DSSE Researcher Leads Team Effort to Rearchitect ORNL DAAC Ingest System to IaC

Achievement

Chris Lindsley, Data System Sciences and Engineering (DSSE) research scientist and Data Architect at the Oak Ridge National Laboratory Distributed Active Archive Center for Biochemical Dynamics (ORNL DAAC), recently led a successful team effort to deploy a new data ingest system built using Infrastructure as Code (IaC). This system is replacing a nearly 10-year-old system based on Red Hat Enterprise Linux 6 (RHEL6) Operating System (OS). The IaC architecture provides system documentation within the code, uniformity between the Test and Production environments, and the ability to parse services into functional configurations.

Overview

The researchers were faced with a system that had grown organically over the years and included mismatched Test and Production environments; a migration of the Development environment to serve a Test role; multiple, unrelated services clustered together; and system documentation that only existed in the minds of the researchers.

Lindsley and the ORNL DAAC ingest development team used Puppet, an open-source software configuration management tool that works with the current OS, RHEL7. Puppet uses a combination of the Ruby and YAML languages as the basis for documenting the system infrastructure.
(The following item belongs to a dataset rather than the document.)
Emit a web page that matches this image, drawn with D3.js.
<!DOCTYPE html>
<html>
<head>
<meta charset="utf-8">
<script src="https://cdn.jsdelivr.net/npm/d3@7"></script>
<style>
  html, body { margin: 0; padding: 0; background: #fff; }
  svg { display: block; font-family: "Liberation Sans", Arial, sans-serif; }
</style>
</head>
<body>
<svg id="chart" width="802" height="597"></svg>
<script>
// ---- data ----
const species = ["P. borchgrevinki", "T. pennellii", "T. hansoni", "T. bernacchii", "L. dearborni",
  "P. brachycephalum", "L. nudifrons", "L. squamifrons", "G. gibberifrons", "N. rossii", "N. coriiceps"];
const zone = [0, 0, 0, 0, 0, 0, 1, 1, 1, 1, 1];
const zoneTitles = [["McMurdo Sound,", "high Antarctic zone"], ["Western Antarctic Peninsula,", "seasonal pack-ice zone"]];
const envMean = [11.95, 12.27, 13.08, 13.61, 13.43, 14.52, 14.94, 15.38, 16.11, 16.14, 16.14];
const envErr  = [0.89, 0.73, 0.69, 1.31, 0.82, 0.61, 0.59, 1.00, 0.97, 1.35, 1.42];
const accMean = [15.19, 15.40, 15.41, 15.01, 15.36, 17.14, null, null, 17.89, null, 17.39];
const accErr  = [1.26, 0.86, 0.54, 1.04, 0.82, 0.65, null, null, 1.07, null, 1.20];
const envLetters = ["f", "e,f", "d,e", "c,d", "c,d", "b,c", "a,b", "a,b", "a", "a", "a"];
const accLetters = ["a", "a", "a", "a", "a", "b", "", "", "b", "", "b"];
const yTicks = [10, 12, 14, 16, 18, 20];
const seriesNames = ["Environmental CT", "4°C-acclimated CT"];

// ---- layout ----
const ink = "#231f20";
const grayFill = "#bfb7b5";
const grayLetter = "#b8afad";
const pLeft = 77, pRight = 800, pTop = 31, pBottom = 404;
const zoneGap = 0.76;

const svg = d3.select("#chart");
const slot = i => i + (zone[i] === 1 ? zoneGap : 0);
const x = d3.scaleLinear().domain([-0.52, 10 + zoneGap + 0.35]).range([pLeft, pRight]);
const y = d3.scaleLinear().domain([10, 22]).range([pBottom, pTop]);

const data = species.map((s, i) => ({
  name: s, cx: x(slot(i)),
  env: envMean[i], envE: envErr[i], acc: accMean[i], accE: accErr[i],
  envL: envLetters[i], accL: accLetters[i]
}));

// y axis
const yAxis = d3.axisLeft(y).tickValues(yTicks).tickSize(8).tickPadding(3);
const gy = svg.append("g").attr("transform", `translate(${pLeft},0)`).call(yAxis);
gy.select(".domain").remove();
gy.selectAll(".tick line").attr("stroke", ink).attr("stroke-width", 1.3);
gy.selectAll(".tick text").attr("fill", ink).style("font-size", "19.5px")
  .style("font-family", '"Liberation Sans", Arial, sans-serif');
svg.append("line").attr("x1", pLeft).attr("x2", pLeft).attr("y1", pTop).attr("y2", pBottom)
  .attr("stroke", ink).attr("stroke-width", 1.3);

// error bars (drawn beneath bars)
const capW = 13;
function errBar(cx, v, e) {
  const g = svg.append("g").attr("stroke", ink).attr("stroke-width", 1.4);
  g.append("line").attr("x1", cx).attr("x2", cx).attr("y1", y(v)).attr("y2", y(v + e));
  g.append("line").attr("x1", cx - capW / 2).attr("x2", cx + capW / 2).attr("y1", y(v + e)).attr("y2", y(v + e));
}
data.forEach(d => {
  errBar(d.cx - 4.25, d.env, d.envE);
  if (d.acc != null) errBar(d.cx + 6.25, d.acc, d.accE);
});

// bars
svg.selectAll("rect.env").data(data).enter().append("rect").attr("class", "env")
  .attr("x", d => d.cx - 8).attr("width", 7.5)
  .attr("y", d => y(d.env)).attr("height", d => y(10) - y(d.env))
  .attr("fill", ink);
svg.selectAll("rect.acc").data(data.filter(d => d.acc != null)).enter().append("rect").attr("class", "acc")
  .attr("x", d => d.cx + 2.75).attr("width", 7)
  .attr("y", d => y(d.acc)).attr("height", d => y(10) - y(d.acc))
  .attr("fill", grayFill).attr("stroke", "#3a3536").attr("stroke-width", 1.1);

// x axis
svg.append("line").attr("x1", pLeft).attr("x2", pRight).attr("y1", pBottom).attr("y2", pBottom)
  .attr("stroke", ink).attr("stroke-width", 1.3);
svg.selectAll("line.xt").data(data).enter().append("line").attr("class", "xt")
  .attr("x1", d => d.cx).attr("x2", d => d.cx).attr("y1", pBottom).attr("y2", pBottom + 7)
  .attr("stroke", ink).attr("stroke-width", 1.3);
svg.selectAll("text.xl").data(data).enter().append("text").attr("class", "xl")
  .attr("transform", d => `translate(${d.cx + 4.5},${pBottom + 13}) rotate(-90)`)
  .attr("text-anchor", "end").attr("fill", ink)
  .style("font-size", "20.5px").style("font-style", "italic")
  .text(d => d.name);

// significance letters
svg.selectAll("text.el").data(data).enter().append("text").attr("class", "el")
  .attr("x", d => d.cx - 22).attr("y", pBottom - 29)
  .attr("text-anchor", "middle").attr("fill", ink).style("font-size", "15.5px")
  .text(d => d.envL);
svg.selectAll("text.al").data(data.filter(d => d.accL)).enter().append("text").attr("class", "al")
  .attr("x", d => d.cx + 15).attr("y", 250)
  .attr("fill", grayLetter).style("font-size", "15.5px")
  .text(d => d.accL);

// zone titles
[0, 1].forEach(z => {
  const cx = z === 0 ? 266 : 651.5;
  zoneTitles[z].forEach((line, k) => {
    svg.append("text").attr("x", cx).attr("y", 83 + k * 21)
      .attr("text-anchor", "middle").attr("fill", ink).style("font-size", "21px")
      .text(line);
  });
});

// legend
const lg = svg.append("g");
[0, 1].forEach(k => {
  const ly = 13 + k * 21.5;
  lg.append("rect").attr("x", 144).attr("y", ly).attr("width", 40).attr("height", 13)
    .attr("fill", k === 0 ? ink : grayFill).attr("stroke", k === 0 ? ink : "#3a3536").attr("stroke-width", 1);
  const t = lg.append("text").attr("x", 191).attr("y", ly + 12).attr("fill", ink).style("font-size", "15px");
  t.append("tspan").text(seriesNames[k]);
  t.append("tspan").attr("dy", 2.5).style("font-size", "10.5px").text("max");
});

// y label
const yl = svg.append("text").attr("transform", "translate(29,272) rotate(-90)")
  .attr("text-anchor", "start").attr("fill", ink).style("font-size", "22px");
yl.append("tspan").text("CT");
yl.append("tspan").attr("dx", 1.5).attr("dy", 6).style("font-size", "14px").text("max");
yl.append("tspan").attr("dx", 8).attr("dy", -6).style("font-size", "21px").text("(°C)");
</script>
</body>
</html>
Versioning of the infrastructure is maintained using the global information tracker (Git) version control system. When the in-code system documentation (i.e., the manifest) is updated in Git, it automatically deploys to the Test environment. When changes are approved, they are deployed to the Production environment. Puppet also deploys application code changes using the same approach. This ensures both the infrastructure and application code remain at the specified configuration. New system features include the following:

  • Identical Test and Production environments, yielding a “true Test environment.” New features can be added into Test with confidence that they will deploy properly in Production.
  • Ability to create multiple true Development environments with configurations matching Test and Production.
  • Logistical, functional grouping of services with configuration documentation.
  • In-code system documentation, including enforceable permissions. Users are required to be added within the system.
  • Quicker deployment of changes, i.e., upgrading an OS or creating a new server. An exact duplicate machine can be “stood up” in a matter of minutes, for instance, if service usage grows to require load balancing.

The ORNL DAAC is funded by the National Aeronautics and Space Administration (NASA) and primarily archives and distributes NASA–funded Terrestrial Ecology data. These architectural improvements help staff simplify the flow of data through the ingest system for distribution to the general public.

Last Updated: January 15, 2021 - 2:10 pm